Ito： Tokyo in the late 1990s when I was studying abroad at London, I think was a rare unique scene with all sorts of elements mixed together, like people wearing Martin Margiela lined-up in front of goro’s in Harajuku. Back then, Tokyo was a special place, and there are many overseas designers whom were influenced by it. Recently, my friends and I have been talking about it a lot, but that situation which our predecessors had built up, we could never do. Of course, there are new waves arising, but I feel it is not yet a swell, big enough to represent Tokyo.
Takagi： I was born in 1985, so I’ve hardly experienced Tokyo in the 1990s, but around when I was in high school, soe was one of the often talked about brands.
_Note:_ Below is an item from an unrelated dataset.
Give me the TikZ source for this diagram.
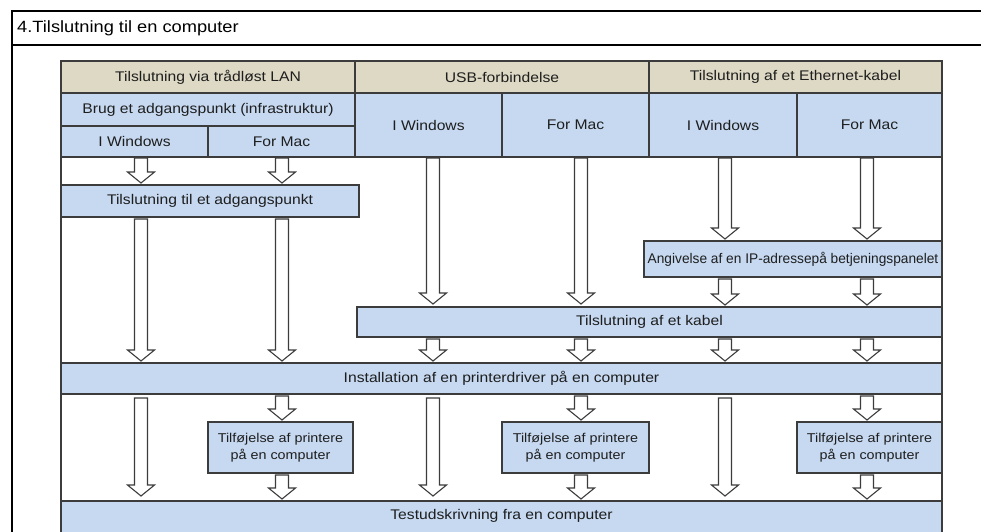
\documentclass[tikz,border=0pt]{standalone}
\usepackage{fontspec}
\setmainfont[FakeStretch=1.12]{Liberation Sans}
\usetikzlibrary{calc}
\definecolor{tan}{HTML}{DDD9C4}
\definecolor{lblue}{HTML}{C6D9F1}
\definecolor{edge}{HTML}{3C3C3C}
\definecolor{txt}{HTML}{1E1E1E}
\tikzset{
  box/.style={draw=edge, line width=1.2pt, inner sep=0pt, outer sep=0pt, align=center, text=txt, font=\fontsize{14}{16}\selectfont},
  tanbox/.style={box, fill=tan},
  bluebox/.style={box, fill=lblue},
  arr/.style={draw=edge, fill=white, line width=1.1pt, line join=miter},
  frame/.style={draw=black, line width=2pt}
}
\newcommand\bx[7]{\node[#2, minimum width={#5-#3}, minimum height={#6-#4}] (#1) at ({(#3+#5)/2},{(#4+#6)/2}) {#7};}
\newcommand\barr[2]{%
  \draw[arr] let \p1=#1, \p2=#2 in
    (\x1-6.5pt,\y1) -- (\x1-6.5pt,\y2+11pt) -- (\x1-13.5pt,\y2+11pt) -- (\x1,\y2)
    -- (\x1+13.5pt,\y2+11pt) -- (\x1+6.5pt,\y2+11pt) -- (\x1+6.5pt,\y1) -- cycle;}
\newcommand\conn[3]{\barr{($(#1 |- #2.south)+(0,2)$)}{($(#1 |- #3.north)+(0,-2)$)}}
\begin{document}
\begin{tikzpicture}[x=1pt,y=-1pt]
\useasboundingbox (0,0) rectangle (981,531);
\begin{scope}
\clip (0,0) rectangle (981,531);
\fill[white] (0,0) rectangle (981,531);
% outer frame
\draw[frame] (12,545) -- (12,11) -- (995,11);
\draw[frame] (12,45) -- (995,45);
\node[anchor=west, text=black, font=\fontsize{16.3}{18}\selectfont, inner sep=0pt] (title) at (17,28.5) {4.Tilslutning til en computer};
% table
\bx{table}{box, fill=white}{61}{61}{942}{545}{}
% column x positions
\coordinate (c1) at (141,0);
\coordinate (c2) at (282,0);
\coordinate (c3) at (433,0);
\coordinate (c4) at (581,0);
\coordinate (c5) at (725,0);
\coordinate (c6) at (867,0);
% headers
\bx{hW}{tanbox}{61}{61}{355}{93}{Tilslutning via trådløst LAN}
\bx{hU}{tanbox}{355}{61}{649}{93}{USB-forbindelse}
\bx{hE}{tanbox}{649}{61}{942}{93}{Tilslutning af et Ethernet-kabel}
\bx{bAP}{bluebox}{61}{93}{355}{126}{Brug et adgangspunkt (infrastruktur)}
\bx{wWin}{bluebox}{61}{126}{208}{157}{I Windows}
\bx{wMac}{bluebox}{208}{126}{355}{157}{For Mac}
\bx{uWin}{bluebox}{355}{93}{502}{157}{I Windows}
\bx{uMac}{bluebox}{502}{93}{649}{157}{For Mac}
\bx{eWin}{bluebox}{649}{93}{797}{157}{I Windows}
\bx{eMac}{bluebox}{797}{93}{942}{157}{For Mac}
% flow boxes
\bx{ap}{bluebox}{61}{185}{359}{217}{Tilslutning til et adgangspunkt}
\bx{ip}{bluebox}{644}{241}{942}{277}{\scalebox{0.875}[1]{Angivelse af en IP-adressepå betjeningspanelet}}
\bx{kab}{bluebox}{357}{307}{942}{337}{Tilslutning af et kabel}
\bx{inst}{bluebox}{61}{363}{942}{394}{Installation af en printerdriver på en computer}
\bx{add1}{bluebox, font=\fontsize{12.8}{17}\selectfont}{208}{422}{353}{473}{Tilføjelse af printere\\på en computer}
\bx{add2}{bluebox, font=\fontsize{12.8}{17}\selectfont}{502}{422}{649}{473}{Tilføjelse af printere\\på en computer}
\bx{add3}{bluebox, font=\fontsize{12.8}{17}\selectfont}{797}{422}{942}{473}{Tilføjelse af printere\\på en computer}
\bx{test}{bluebox}{61}{501}{942}{545}{}
\node[text=txt, font=\fontsize{14}{16}\selectfont] (testlbl) at (501.5,516) {Testudskrivning fra en computer};
% arrows
\barr{($(c1 |- wWin.south)+(0,1)$)}{($(c1 |- ap.north)+(0,-2)$)}
\barr{($(c2 |- wMac.south)+(0,1)$)}{($(c2 |- ap.north)+(0,-2)$)}
\conn{c1}{ap}{inst}
\conn{c2}{ap}{inst}
\barr{($(c3 |- uWin.south)+(0,1)$)}{($(c3 |- kab.north)+(0,-3)$)}
\barr{($(c4 |- uMac.south)+(0,1)$)}{($(c4 |- kab.north)+(0,-3)$)}
\barr{($(c5 |- eWin.south)+(0,1)$)}{($(c5 |- ip.north)+(0,-2)$)}
\barr{($(c6 |- eMac.south)+(0,1)$)}{($(c6 |- ip.north)+(0,-2)$)}
\conn{c5}{ip}{kab}
\conn{c6}{ip}{kab}
\conn{c3}{kab}{inst}
\conn{c4}{kab}{inst}
\conn{c5}{kab}{inst}
\conn{c6}{kab}{inst}
\barr{($(c1 |- inst.south)+(0,4)$)}{($(c1 |- test.north)+(0,-5)$)}
\barr{($(c3 |- inst.south)+(0,4)$)}{($(c3 |- test.north)+(0,-5)$)}
\barr{($(c5 |- inst.south)+(0,4)$)}{($(c5 |- test.north)+(0,-5)$)}
\conn{c2}{inst}{add1}
\conn{c4}{inst}{add2}
\conn{c6}{inst}{add3}
\conn{c2}{add1}{test}
\conn{c4}{add2}{test}
\conn{c6}{add3}{test}
\end{scope}
\end{tikzpicture}
\end{document}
Relatively speaking, our generation had a strong admiration for import brands rather than Tokyo brands, but in recent years I’m feeling the strength of Tokyo brands once again.
While the influences of upper generations still remain strong, we think the nurturing of next generations is important towards the future. Did this cross your mind when considering your structural change?
Ito： This takes us back to what I talked about at the beginning, but I’m not really concerned about the future that much (laugh). What’s important is accumulation, and as for me, all I want is to do something fun every season, maintain a good relationship with good people, and make a good shop. That’s it.
Takagi： I don’t have any wish to have someone inherit what I do either (laugh). Good or bad, I think Ito and I are alike.
Ito： Like me, Takagi is strong-willed too, but basically, he’s very shy, just as I am. We feel it is un-cool to stand in the front and assert ourselves (laugh). For me, this business sort of sprouted out from something I started as an extension of fooling around, so I hope to continue making interesting devices while having fun myself.